**** COLLECTED DATA ****

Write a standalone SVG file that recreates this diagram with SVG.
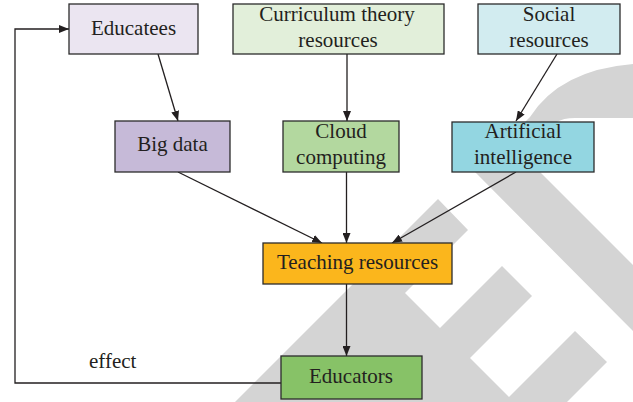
<svg xmlns="http://www.w3.org/2000/svg" width="633" height="402" viewBox="0 0 633 402">
<style>
.box{stroke:#2b2b2b;stroke-width:1.3}
.t{font-family:"Liberation Serif","Times New Roman",serif;font-size:21px;fill:#231f20;text-anchor:middle}
.c{fill:none;stroke:#231f20;stroke-width:1.3}
.wm{fill:#d4d4d4;stroke:none}
</style>
<defs>
<marker id="ah" markerWidth="10" markerHeight="8" refX="10" refY="4" orient="auto" markerUnits="userSpaceOnUse">
<path d="M0,0 L10,4 L0,8 Z" fill="#231f20"/>
</marker>
</defs>
<rect width="633" height="402" fill="#ffffff"/>
<g id="watermark">
<path class="wm" d="M633,64 Q560,70 530,117 L475,172 L633,331 L633,265 L540,172 L545,135 Q552,118 575,118 L633,118 Z"/>
<path class="wm" d="M438,199 L468,230 L405,293 L440,328 L502,266 L532,296 L470,358 L509,397 L575,331 L607,362 L559,410 L227,410 Z"/>
</g>
<g id="connectors">
<path class="c" d="M158,54 L178,121" marker-end="url(#ah)"/>
<path class="c" d="M347,54 L347,121" marker-end="url(#ah)"/>
<path class="c" d="M557,54 L516,121" marker-end="url(#ah)"/>
<path class="c" d="M178,172 L322,243" marker-end="url(#ah)"/>
<path class="c" d="M346.5,172 L346.5,243" marker-end="url(#ah)"/>
<path class="c" d="M516,172 L392,243" marker-end="url(#ah)"/>
<path class="c" d="M346.5,284 L346.5,356" marker-end="url(#ah)"/>
<path class="c" d="M281,383 L15,383 L15,29 L69,29" marker-end="url(#ah)"/>
<text class="t" x="89" y="368" style="text-anchor:start">effect</text>
</g>
<g id="educatees">
<rect class="box" x="69" y="4" width="129" height="50" fill="#ebe5f1"/>
<text class="t" x="133.5" y="35">Educatees</text>
</g>
<g id="curriculum">
<rect class="box" x="233" y="4" width="211" height="50" fill="#e2efda"/>
<text class="t" x="337" y="21">Curriculum theory</text>
<text class="t" x="338" y="47">resources</text>
</g>
<g id="social">
<rect class="box" x="478" y="4" width="142" height="50" fill="#d2ecf0"/>
<text class="t" x="549" y="21">Social</text>
<text class="t" x="549" y="47">resources</text>
</g>
<g id="bigdata">
<rect class="box" x="115" y="121" width="115" height="51" fill="#c6bad8"/>
<text class="t" x="172.5" y="151">Big data</text>
</g>
<g id="cloud">
<rect class="box" x="283" y="121" width="116" height="51" fill="#b3d89f"/>
<text class="t" x="341" y="138">Cloud</text>
<text class="t" x="341" y="164">computing</text>
</g>
<g id="ai">
<rect class="box" x="452" y="122" width="142" height="50" fill="#93d6e1"/>
<text class="t" x="523" y="138">Artificial</text>
<text class="t" x="523" y="164">intelligence</text>
</g>
<g id="teaching">
<rect class="box" x="263" y="243" width="189" height="41" fill="#fbb61c"/>
<text class="t" x="357.5" y="269">Teaching resources</text>
</g>
<g id="educators">
<rect class="box" x="281" y="356" width="141" height="43" fill="#87c267"/>
<text class="t" x="351" y="383">Educators</text>
</g>
</svg>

****

* _TASK GOAL_:
Are you able to set down all the lines above exactly, without any pictures?

* _FINISHED ANSWER_:
Write a standalone SVG file that recreates this diagram with SVG.
<svg xmlns="http://www.w3.org/2000/svg" width="633" height="402" viewBox="0 0 633 402">
<style>
.box{stroke:#2b2b2b;stroke-width:1.3}
.t{font-family:"Liberation Serif","Times New Roman",serif;font-size:21px;fill:#231f20;text-anchor:middle}
.c{fill:none;stroke:#231f20;stroke-width:1.3}
.wm{fill:#d4d4d4;stroke:none}
</style>
<defs>
<marker id="ah" markerWidth="10" markerHeight="8" refX="10" refY="4" orient="auto" markerUnits="userSpaceOnUse">
<path d="M0,0 L10,4 L0,8 Z" fill="#231f20"/>
</marker>
</defs>
<rect width="633" height="402" fill="#ffffff"/>
<g id="watermark">
<path class="wm" d="M633,64 Q560,70 530,117 L475,172 L633,331 L633,265 L540,172 L545,135 Q552,118 575,118 L633,118 Z"/>
<path class="wm" d="M438,199 L468,230 L405,293 L440,328 L502,266 L532,296 L470,358 L509,397 L575,331 L607,362 L559,410 L227,410 Z"/>
</g>
<g id="connectors">
<path class="c" d="M158,54 L178,121" marker-end="url(#ah)"/>
<path class="c" d="M347,54 L347,121" marker-end="url(#ah)"/>
<path class="c" d="M557,54 L516,121" marker-end="url(#ah)"/>
<path class="c" d="M178,172 L322,243" marker-end="url(#ah)"/>
<path class="c" d="M346.5,172 L346.5,243" marker-end="url(#ah)"/>
<path class="c" d="M516,172 L392,243" marker-end="url(#ah)"/>
<path class="c" d="M346.5,284 L346.5,356" marker-end="url(#ah)"/>
<path class="c" d="M281,383 L15,383 L15,29 L69,29" marker-end="url(#ah)"/>
<text class="t" x="89" y="368" style="text-anchor:start">effect</text>
</g>
<g id="educatees">
<rect class="box" x="69" y="4" width="129" height="50" fill="#ebe5f1"/>
<text class="t" x="133.5" y="35">Educatees</text>
</g>
<g id="curriculum">
<rect class="box" x="233" y="4" width="211" height="50" fill="#e2efda"/>
<text class="t" x="337" y="21">Curriculum theory</text>
<text class="t" x="338" y="47">resources</text>
</g>
<g id="social">
<rect class="box" x="478" y="4" width="142" height="50" fill="#d2ecf0"/>
<text class="t" x="549" y="21">Social</text>
<text class="t" x="549" y="47">resources</text>
</g>
<g id="bigdata">
<rect class="box" x="115" y="121" width="115" height="51" fill="#c6bad8"/>
<text class="t" x="172.5" y="151">Big data</text>
</g>
<g id="cloud">
<rect class="box" x="283" y="121" width="116" height="51" fill="#b3d89f"/>
<text class="t" x="341" y="138">Cloud</text>
<text class="t" x="341" y="164">computing</text>
</g>
<g id="ai">
<rect class="box" x="452" y="122" width="142" height="50" fill="#93d6e1"/>
<text class="t" x="523" y="138">Artificial</text>
<text class="t" x="523" y="164">intelligence</text>
</g>
<g id="teaching">
<rect class="box" x="263" y="243" width="189" height="41" fill="#fbb61c"/>
<text class="t" x="357.5" y="269">Teaching resources</text>
</g>
<g id="educators">
<rect class="box" x="281" y="356" width="141" height="43" fill="#87c267"/>
<text class="t" x="351" y="383">Educators</text>
</g>
</svg>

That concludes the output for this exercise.